**Stated task:**
Retype, word for word, the lines between the ones holding "Output the Python" and "import plotly.graph_objects as go", inclusive; pictures stay out of the copy.
── Dataset content
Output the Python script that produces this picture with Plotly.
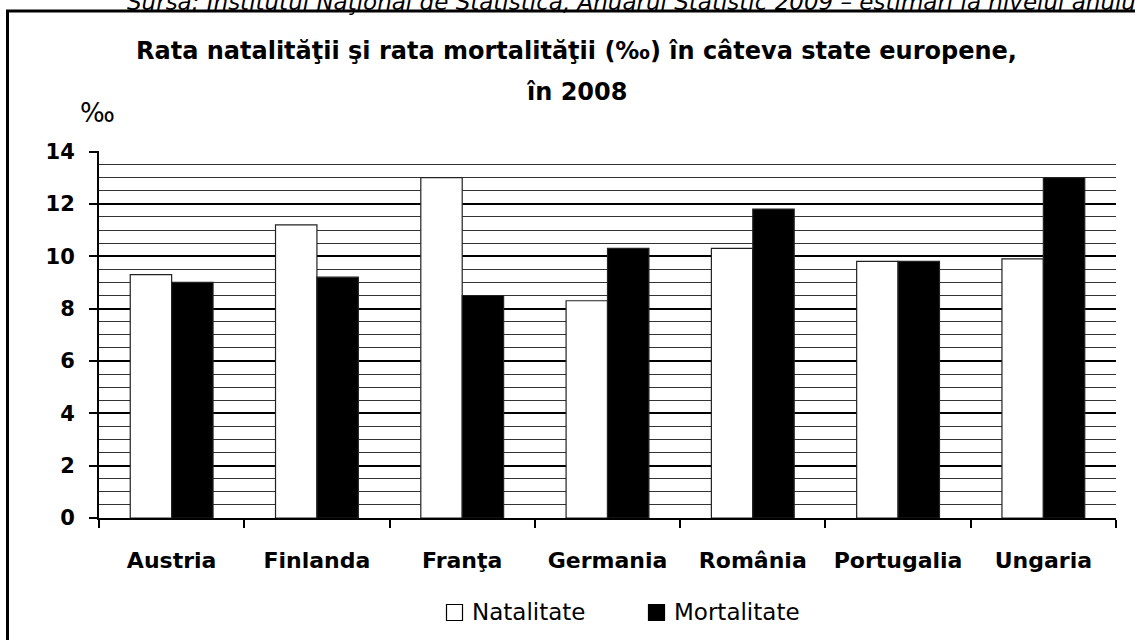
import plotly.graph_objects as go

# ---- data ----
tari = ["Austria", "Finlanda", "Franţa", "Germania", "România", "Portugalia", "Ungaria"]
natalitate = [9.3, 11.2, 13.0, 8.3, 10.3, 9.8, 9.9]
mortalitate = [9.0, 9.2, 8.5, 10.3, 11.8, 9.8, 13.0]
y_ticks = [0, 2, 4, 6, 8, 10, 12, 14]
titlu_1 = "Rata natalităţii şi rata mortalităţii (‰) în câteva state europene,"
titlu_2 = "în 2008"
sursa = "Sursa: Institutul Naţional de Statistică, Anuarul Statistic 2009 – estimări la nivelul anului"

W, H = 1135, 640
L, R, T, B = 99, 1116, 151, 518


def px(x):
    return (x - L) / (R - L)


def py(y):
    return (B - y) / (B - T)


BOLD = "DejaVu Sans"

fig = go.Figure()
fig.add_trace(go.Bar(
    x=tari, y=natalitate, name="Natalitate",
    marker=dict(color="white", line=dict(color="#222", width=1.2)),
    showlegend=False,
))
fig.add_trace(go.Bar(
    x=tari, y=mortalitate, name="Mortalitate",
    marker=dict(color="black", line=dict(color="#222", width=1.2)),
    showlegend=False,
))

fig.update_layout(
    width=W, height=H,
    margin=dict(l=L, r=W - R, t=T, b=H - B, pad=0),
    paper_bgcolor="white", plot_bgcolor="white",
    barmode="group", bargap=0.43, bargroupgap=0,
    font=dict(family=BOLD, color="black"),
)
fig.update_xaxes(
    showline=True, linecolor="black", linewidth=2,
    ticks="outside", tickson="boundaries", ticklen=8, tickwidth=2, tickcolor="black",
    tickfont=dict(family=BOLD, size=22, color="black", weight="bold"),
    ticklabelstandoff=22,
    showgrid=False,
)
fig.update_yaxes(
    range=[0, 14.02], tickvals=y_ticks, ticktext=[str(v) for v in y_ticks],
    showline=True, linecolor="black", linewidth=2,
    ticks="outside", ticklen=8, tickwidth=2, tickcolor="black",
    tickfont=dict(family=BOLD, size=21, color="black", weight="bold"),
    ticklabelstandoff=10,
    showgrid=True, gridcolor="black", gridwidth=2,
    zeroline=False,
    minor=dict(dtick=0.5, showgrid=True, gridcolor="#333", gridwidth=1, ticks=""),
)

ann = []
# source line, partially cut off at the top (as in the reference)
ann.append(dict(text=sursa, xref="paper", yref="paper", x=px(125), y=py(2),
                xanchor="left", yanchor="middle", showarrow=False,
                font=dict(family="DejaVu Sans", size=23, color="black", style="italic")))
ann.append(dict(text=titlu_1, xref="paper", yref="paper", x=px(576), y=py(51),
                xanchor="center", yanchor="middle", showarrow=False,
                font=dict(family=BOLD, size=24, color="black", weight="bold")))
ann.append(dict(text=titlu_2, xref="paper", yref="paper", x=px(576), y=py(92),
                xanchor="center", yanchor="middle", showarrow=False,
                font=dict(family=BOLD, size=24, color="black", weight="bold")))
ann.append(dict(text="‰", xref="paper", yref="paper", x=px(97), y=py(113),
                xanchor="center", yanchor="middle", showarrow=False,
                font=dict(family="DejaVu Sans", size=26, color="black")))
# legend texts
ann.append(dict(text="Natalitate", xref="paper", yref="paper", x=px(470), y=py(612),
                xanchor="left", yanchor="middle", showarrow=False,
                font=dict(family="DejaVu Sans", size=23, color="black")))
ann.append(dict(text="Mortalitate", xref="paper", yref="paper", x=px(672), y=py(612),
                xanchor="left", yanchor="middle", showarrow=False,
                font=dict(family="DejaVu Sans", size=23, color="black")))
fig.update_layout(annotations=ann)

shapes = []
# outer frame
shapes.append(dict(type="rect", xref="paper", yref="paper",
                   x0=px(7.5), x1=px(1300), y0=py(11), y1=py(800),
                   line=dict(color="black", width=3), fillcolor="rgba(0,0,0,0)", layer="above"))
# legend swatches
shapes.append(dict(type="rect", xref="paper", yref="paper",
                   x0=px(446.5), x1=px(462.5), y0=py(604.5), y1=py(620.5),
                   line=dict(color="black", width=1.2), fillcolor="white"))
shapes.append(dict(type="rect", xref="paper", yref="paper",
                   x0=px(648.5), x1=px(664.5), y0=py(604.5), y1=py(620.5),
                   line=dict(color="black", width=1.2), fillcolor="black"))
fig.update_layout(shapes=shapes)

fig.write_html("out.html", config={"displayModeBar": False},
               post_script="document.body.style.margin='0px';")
────
── Dataset content
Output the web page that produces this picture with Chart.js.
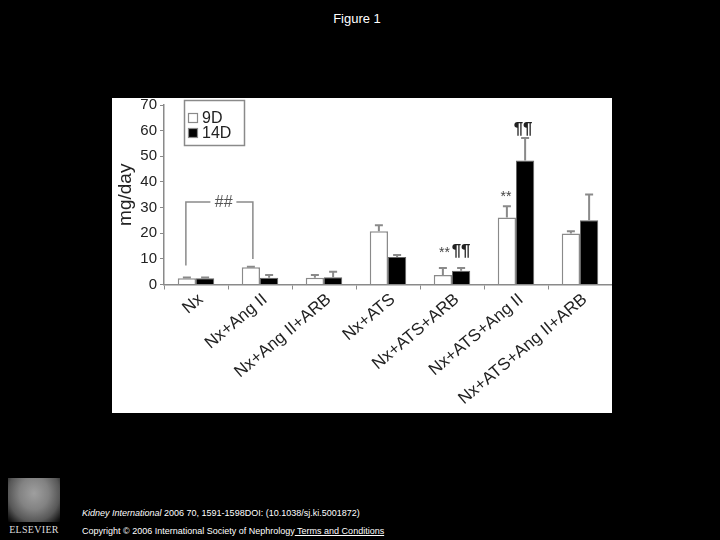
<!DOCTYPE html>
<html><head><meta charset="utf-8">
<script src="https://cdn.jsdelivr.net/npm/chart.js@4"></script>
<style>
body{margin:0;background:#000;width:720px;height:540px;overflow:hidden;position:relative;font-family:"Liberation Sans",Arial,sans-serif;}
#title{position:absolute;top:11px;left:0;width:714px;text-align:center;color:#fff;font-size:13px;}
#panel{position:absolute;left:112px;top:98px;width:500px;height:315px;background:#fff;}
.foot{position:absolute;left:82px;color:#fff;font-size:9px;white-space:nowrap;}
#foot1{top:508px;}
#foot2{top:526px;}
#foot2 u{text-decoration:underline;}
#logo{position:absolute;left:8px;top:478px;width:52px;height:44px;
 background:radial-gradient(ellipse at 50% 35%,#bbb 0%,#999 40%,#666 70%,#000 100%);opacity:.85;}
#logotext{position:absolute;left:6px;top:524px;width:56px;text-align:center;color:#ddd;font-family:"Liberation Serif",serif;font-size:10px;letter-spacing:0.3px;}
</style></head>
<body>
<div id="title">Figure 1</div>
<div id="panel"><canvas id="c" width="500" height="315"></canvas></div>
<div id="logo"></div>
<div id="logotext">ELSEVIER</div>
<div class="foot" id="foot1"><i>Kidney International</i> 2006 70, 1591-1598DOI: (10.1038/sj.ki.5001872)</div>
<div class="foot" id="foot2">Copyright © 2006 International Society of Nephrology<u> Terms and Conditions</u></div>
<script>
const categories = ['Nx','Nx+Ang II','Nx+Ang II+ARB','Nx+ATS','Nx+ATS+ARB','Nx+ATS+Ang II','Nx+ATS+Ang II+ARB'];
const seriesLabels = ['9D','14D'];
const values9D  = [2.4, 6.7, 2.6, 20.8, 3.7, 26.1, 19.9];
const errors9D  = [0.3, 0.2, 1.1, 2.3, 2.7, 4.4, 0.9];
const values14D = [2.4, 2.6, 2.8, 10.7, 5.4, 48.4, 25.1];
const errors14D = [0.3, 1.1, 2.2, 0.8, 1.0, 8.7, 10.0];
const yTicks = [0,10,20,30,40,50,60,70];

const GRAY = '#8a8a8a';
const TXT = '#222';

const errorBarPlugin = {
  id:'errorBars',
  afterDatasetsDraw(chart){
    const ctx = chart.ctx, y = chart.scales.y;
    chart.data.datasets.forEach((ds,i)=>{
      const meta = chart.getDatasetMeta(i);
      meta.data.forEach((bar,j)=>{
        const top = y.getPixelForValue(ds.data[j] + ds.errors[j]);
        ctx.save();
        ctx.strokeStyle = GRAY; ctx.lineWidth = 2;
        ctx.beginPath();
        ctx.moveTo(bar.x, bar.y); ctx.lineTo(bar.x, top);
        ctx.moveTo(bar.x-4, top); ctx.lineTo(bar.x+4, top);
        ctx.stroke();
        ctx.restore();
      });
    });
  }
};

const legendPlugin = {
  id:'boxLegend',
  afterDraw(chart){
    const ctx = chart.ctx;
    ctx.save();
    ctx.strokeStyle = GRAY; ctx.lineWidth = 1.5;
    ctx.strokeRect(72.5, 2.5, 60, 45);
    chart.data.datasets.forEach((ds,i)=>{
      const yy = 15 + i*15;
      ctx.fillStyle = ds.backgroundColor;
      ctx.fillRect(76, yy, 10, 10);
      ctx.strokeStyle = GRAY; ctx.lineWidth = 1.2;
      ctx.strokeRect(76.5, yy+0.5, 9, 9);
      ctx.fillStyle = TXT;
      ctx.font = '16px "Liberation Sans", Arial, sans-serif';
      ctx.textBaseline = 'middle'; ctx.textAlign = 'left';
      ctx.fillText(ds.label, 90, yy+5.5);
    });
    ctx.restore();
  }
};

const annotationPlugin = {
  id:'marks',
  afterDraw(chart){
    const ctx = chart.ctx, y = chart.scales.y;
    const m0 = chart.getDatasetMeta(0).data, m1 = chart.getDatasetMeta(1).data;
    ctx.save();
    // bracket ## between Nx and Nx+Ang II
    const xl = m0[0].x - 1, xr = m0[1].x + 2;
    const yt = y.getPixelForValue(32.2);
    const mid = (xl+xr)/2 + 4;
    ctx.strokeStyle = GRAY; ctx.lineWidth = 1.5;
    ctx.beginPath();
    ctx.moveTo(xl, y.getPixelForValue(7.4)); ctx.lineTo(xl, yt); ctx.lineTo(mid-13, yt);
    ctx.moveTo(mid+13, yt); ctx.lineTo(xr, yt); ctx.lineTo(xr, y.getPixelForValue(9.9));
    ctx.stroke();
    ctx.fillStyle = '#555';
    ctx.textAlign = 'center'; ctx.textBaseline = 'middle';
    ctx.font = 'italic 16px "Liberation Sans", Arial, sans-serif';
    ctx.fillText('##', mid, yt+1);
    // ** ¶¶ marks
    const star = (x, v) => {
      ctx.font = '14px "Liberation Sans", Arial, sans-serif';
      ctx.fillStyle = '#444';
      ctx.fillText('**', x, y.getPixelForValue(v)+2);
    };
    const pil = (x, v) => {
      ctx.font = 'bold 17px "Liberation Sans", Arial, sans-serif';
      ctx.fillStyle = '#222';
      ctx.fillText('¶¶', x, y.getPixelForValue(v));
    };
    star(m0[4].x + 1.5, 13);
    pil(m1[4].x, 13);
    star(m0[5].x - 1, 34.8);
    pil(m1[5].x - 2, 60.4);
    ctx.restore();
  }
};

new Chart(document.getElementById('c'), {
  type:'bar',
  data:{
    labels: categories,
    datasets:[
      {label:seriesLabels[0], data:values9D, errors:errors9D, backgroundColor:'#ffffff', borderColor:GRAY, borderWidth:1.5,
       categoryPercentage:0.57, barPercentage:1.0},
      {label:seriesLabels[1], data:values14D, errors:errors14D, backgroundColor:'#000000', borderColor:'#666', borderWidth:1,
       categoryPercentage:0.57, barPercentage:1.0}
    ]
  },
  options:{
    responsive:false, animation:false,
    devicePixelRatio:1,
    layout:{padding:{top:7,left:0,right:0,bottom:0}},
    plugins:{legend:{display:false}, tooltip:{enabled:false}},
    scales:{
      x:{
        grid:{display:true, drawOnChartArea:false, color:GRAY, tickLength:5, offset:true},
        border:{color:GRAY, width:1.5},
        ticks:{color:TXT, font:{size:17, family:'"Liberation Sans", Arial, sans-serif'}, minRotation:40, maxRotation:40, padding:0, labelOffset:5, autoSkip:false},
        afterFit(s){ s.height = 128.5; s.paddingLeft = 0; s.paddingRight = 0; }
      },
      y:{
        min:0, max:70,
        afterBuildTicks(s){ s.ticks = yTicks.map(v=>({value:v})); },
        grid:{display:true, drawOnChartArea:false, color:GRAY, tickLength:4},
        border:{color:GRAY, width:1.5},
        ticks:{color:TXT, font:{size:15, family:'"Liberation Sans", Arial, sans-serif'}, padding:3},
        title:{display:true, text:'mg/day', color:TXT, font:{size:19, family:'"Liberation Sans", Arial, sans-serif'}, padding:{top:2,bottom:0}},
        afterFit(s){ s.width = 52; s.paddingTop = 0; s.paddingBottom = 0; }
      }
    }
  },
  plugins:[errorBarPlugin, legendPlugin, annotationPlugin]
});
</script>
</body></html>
────
**The reply:**
Output the Python script that produces this picture with Plotly.
import plotly.graph_objects as go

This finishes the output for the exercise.